Art(s) nouveau(x) belge(s)
Ce n’est pas la fleur que j’aime à prendre, moi, comme élément de décor, mais la tige.
—Victor Horta
Dans les années 1850, Bruxelles est en pleine ébullition culturelle et artistique. Capitale d’un nouveau pays à la constitution très libérale, elle accueille exilés politiques et artistiques et devient le creuset des premières avant-gardes. Au même moment, la révolution industrielle engendre une nouvelle classe sociale enrichie qui entend montrer sa réussite. Néanmoins, les inégalités sont criantes et les mouvements sociaux grondent.
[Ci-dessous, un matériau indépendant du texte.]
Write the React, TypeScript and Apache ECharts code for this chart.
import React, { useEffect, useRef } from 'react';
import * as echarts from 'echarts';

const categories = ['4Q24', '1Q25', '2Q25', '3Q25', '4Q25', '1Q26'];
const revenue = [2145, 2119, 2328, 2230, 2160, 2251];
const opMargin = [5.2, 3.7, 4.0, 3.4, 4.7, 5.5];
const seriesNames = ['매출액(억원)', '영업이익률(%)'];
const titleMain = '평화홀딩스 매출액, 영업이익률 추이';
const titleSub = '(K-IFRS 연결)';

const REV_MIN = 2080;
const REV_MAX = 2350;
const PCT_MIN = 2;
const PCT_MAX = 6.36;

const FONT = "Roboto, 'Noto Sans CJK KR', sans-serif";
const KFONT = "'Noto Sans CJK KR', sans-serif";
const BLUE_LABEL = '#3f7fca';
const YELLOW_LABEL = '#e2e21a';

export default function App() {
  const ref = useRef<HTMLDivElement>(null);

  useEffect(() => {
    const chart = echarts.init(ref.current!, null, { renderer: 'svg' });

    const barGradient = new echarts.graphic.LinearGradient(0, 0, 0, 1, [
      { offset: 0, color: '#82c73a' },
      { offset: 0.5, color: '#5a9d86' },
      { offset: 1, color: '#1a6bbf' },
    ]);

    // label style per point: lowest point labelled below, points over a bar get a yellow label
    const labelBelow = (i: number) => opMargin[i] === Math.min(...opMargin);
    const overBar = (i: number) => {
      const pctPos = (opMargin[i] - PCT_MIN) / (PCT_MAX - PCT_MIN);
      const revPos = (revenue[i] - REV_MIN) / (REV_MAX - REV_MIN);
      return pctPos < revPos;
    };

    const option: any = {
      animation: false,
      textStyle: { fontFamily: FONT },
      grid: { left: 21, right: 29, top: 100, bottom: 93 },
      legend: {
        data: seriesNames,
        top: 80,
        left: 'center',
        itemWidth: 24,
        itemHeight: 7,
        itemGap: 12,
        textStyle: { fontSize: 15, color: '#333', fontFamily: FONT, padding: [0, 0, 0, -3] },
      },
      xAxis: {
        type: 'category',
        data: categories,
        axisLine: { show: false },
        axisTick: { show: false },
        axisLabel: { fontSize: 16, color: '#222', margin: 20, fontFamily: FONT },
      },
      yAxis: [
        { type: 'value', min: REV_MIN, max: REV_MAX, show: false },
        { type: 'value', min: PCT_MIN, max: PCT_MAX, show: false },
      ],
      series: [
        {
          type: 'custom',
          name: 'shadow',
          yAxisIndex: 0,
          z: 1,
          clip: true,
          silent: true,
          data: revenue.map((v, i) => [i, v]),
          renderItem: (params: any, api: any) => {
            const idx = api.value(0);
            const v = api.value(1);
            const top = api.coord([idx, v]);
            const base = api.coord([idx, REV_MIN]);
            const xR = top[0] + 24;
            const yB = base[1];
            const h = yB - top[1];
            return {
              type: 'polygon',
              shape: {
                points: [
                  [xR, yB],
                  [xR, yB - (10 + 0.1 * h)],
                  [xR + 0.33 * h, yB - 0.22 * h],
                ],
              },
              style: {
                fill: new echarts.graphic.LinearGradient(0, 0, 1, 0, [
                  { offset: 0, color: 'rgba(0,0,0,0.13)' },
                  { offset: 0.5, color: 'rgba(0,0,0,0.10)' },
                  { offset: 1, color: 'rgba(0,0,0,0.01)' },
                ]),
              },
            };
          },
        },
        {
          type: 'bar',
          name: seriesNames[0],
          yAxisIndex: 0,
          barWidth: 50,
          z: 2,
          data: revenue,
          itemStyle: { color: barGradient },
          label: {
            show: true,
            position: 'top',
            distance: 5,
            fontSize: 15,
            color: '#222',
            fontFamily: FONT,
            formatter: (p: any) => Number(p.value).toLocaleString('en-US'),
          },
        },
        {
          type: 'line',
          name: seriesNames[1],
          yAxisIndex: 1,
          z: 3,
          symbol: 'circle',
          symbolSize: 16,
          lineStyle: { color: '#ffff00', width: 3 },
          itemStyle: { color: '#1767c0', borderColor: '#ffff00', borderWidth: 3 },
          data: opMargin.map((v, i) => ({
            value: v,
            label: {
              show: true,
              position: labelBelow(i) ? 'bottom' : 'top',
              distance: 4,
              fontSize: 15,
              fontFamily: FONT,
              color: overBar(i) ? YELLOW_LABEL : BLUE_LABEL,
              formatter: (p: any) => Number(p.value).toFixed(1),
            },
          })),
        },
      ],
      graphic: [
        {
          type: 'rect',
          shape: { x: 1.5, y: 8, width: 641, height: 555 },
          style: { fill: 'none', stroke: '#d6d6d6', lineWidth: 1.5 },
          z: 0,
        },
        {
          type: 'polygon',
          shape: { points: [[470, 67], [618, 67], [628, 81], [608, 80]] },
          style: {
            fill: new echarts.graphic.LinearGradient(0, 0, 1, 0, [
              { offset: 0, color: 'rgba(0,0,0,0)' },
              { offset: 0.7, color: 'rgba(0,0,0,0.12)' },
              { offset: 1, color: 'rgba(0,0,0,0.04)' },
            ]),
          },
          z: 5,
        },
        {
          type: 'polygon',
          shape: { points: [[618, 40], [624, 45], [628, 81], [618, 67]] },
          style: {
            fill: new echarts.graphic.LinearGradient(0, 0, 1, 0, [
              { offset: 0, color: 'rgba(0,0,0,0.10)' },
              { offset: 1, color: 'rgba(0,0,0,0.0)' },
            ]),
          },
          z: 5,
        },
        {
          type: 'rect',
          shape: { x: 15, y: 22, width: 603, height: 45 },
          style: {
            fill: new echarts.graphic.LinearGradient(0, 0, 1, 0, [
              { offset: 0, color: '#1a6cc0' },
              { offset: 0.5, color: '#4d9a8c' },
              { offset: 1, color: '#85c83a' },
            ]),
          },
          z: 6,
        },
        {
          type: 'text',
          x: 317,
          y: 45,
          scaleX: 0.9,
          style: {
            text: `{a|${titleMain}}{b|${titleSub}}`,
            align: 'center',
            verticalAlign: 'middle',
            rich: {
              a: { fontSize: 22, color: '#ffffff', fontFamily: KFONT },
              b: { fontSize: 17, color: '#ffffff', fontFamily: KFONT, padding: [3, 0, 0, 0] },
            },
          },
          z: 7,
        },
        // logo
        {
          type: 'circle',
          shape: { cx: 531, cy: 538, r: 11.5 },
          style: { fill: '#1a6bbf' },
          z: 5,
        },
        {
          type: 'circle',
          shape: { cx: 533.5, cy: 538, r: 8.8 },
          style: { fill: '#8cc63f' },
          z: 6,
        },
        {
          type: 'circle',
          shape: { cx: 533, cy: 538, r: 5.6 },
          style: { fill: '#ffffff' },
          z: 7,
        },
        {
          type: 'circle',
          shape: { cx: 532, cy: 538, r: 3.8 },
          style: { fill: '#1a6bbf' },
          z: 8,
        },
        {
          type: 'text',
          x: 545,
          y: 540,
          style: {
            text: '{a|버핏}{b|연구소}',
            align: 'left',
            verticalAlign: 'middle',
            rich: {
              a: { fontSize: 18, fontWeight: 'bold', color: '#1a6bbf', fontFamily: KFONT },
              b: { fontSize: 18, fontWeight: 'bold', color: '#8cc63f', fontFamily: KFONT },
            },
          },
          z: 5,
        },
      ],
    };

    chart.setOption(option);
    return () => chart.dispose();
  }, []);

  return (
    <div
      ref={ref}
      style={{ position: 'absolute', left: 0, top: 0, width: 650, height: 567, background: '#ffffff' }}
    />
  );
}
Vers 1880, une génération d’artistes, issus de l’Académie des Beaux-Arts de Bruxelles pour la plupart, souhaite prendre place aux débats. Elle milite pour une réforme totale de l’enseignement, de la production des objets d’art et d’une large diffusion du « beau ». En ce sens, elle a totalement intégré l’enseignement des Arts and Crafts, un mouvement socialement critique, progressiste et esthétique né en Angleterre, qui aspire à une beauté universelle dans la vie quotidienne.
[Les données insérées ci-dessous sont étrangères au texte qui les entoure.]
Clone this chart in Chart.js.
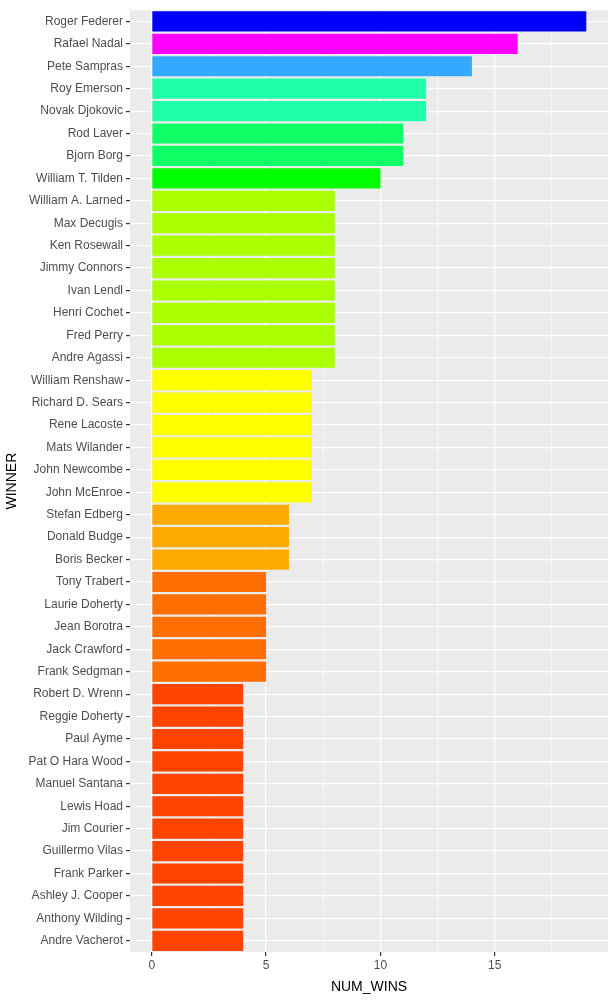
<!DOCTYPE html>
<html><head><meta charset="utf-8">
<script src="https://cdn.jsdelivr.net/npm/chart.js@4"></script>
<style>html,body{margin:0;padding:0;background:#fff}#wrap{width:615px;height:1000px}</style>
</head><body><div id="wrap"><canvas id="c"></canvas></div>
<script>
const winners = ['Roger Federer','Rafael Nadal','Pete Sampras','Roy Emerson','Novak Djokovic','Rod Laver','Bjorn Borg','William T. Tilden','William A. Larned','Max Decugis','Ken Rosewall','Jimmy Connors','Ivan Lendl','Henri Cochet','Fred Perry','Andre Agassi','William Renshaw','Richard D. Sears','Rene Lacoste','Mats Wilander','John Newcombe','John McEnroe','Stefan Edberg','Donald Budge','Boris Becker','Tony Trabert','Laurie Doherty','Jean Borotra','Jack Crawford','Frank Sedgman','Robert D. Wrenn','Reggie Doherty','Paul Ayme','Pat O Hara Wood','Manuel Santana','Lewis Hoad','Jim Courier','Guillermo Vilas','Frank Parker','Ashley J. Cooper','Anthony Wilding','Andre Vacherot'];
const numWins = [19,16,14,12,12,11,11,10,8,8,8,8,8,8,8,8,7,7,7,7,7,7,6,6,6,5,5,5,5,5,4,4,4,4,4,4,4,4,4,4,4,4];
const winColors = {19:'#0000FF',16:'#FF00FF',14:'#33AAFF',12:'#22FFAA',11:'#11FF66',10:'#00FF00',8:'#AAFF00',7:'#FFFF00',6:'#FFAA00',5:'#FF6E00',4:'#FF4400'};
const xTicks = [0,2.5,5,7.5,10,12.5,15,17.5];

const panelBg = {
  id: 'panelBg',
  beforeDraw(chart) {
    const a = chart.chartArea, ctx = chart.ctx;
    ctx.save();
    ctx.fillStyle = '#EBEBEB';
    ctx.fillRect(a.left, a.top, a.right - a.left, a.bottom - a.top);
    ctx.restore();
  }
};

const font = {family: 'Liberation Sans, Arial', size: 12};

new Chart(document.getElementById('c'), {
  type: 'bar',
  data: {
    labels: winners,
    datasets: [{
      data: numWins,
      backgroundColor: numWins.map(v => winColors[v]),
      categoryPercentage: 0.9,
      barPercentage: 1
    }]
  },
  options: {
    indexAxis: 'y',
    responsive: true,
    maintainAspectRatio: false,
    animation: false,
    layout: {padding: {top: 8, right: 7}},
    plugins: {legend: {display: false}, tooltip: {enabled: false}},
    scales: {
      x: {
        min: -0.95, max: 19.95,
        afterBuildTicks: s => { s.ticks = xTicks.map(v => ({value: v})); },
        afterFit: s => { s.height = 48; },
        border: {display: false},
        grid: {
          color: '#FFFFFF',
          lineWidth: c => (c.tick && c.tick.value % 5 === 0) ? 1.2 : 0.6,
          tickColor: c => (c.tick && c.tick.value % 5 === 0) ? '#333333' : 'rgba(0,0,0,0)',
          tickLength: 4
        },
        ticks: {
          color: '#4D4D4D', font: font, padding: 2, maxRotation: 0, autoSkip: false,
          callback: v => v % 5 === 0 ? v : ''
        },
        title: {display: true, text: 'NUM_WINS', color: '#000', font: {family: 'Liberation Sans, Arial', size: 14}, padding: {top: 2}}
      },
      y: {
        afterFit: s => { s.width = 130; },
        border: {display: false},
        grid: {color: '#FFFFFF', lineWidth: 1.2, offset: false, tickColor: '#333333', tickLength: 4},
        ticks: {color: '#4D4D4D', font: font, padding: 3, autoSkip: false},
        title: {display: true, text: 'WINNER', color: '#000', font: {family: 'Liberation Sans, Arial', size: 14}, padding: {bottom: 2}}
      }
    }
  },
  plugins: [panelBg]
});
</script></body></html>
Ces actrices et acteurs, s’adonnant tantôt à la peinture, à la sculpture ou à l’architecture, font des arts mineurs un terrain de renouvellement des ornements. Des salons comme ceux de la Libre Esthétique sont l’opportunité d’expérimenter leurs idéaux qui, par mouvement de balancier, va révolutionner l’architecture qui les absorbe à son tour. La voie est prête pour qu’émergent des œuvres nouvelles d’art total modernes.
La ligne Art nouveau n’est pas celle d’une fleur mais d’une force vitale puisée dans la nature. Victor Horta l’exprime sous forme de coup de fouet. Qu’en est-il des autres ? Comment ces protagonistes entendent réformer les arts ? Être les moteurs d’un changement ou répondre une demande grandissante du public ?
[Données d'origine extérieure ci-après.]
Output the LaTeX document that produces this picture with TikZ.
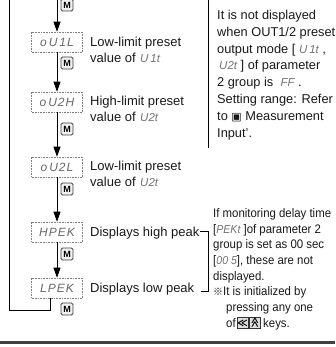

C’est dans ce contexte belge dense et complexe que naît le « Modern Style », appelé aujourd’hui l’Art nouveau. L’Art nouveau belge suscite l’intérêt de l’Europe entière car il n’atteint pas de tels sommets ailleurs. L’architecte Victor Horta avec l’hôtel Tassel serait le premier, en 1893, à s’y aventurer. Pourtant, la même année, Paul Hankar réalise un autre manifeste, en construisant sa maison personnelle à quelques mètres à peine. Associe-t-on Henry van de Velde au mouvement alors qu’il fut l’un des protagonistes ? Et que dire des réalisations de Serrurier-Bovy qui furent diffusées à travers le monde ?
La première exposition de la Maison Hannon souhaite dresser un panorama des artistes belges qui, par leur engagement, ont jeté les bases de ce que le 20e siècle qualifiera de « design ».